Beatrice Langrishe
- Country (sports): United Kingdom
- Born: 1863 Knocktopher, County Kilkenny, Ireland
- Died: March 1939 (age 77) London, England
- Turned pro: 1879 (amateur circuit)
- Retired: 1890

Singles
- Career titles: 2

= Beatrice Langrishe =

Irish tennis player

Maria Cecilia "Beatrice" Langrishe (1863 - March 1939) was an Irish tennis player who was active from 1879 to 1890 and won 2 career singles titles. She was a singles finalist at the Irish Championships in 1883.

==Career==
She played her first tournament in 1879 at the inaugural Irish Championships meeting in Dublin where she was beaten in first round in three sets by eventual finalist Miss D. Meldon. In 1881 she reached the quarter finals of the Waterford Open, and was a finalist in the mixed doubles event partnered with William Renshaw that year. In 1882 she reached the singles final of the County Kilkenny Tournament where she lost to her sister May Langrishe, and the women's doubles final of the Cheltenham Championships which she won with Constance Smith. In 1883 she reached the final of her first major tournament at the Irish Championships, where she was defeated in straight sets by her sister May.

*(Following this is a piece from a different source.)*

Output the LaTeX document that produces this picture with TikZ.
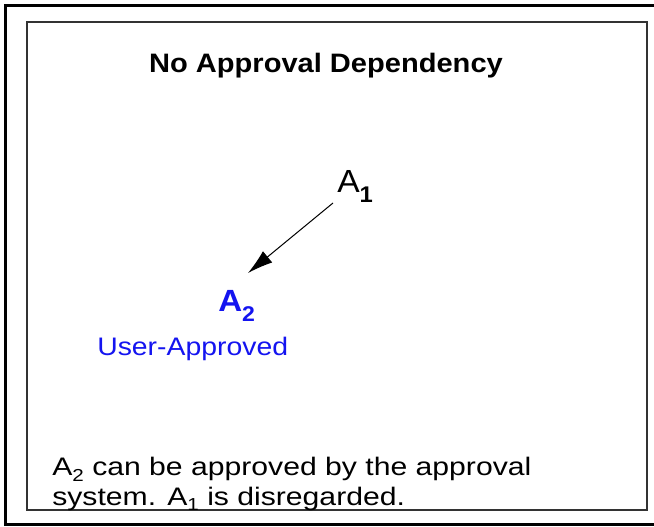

In 1886 she reached the finals of the Killiney and Ballybrack Championships before losing to her sister May in three sets. At the Irish Championships that year she reached the finals of the women's doubles event with her sister May, where they lost to Connie Butler and Louisa Martin. She won her first title at the Clifton Open in June 1886 against Nora Pope. In 1887 she reached the finals of the Welsh Championships at Penarth, but lost to Maud Watson, the same year she was a finalist in the mixed doubles event at the Teignmouth and Shaldon Open partnered with Wilfred Milne where they lost to Maud Watson and Ernest Wool Lewis. The same season she was also a losing finalist in the singles at the Bournemouth Open to Constance Bryan, but won the women's doubles event with Constance. In 1889 she reached the finals of the Sussex Championships where she lost to her sister May Langrishe.

She was a member of the Fitzwilliam Lawn Tennis Club and represented them in the tournaments she participated in.

==Family==
She was born in Ireland in 1863, one of five daughters of Sir James Langrishe, 4th Baronet and his wife Adela de Blois Eccles (Lady Langrishe). Her sisters May Langrishe and Adela Langrishe were also accomplished lawn tennis players. She married Colonel Henry Francis Thornhill Fisher on 21 December 1901 in Chelsea, London, England. She died in London in March 1939 at the age of 77.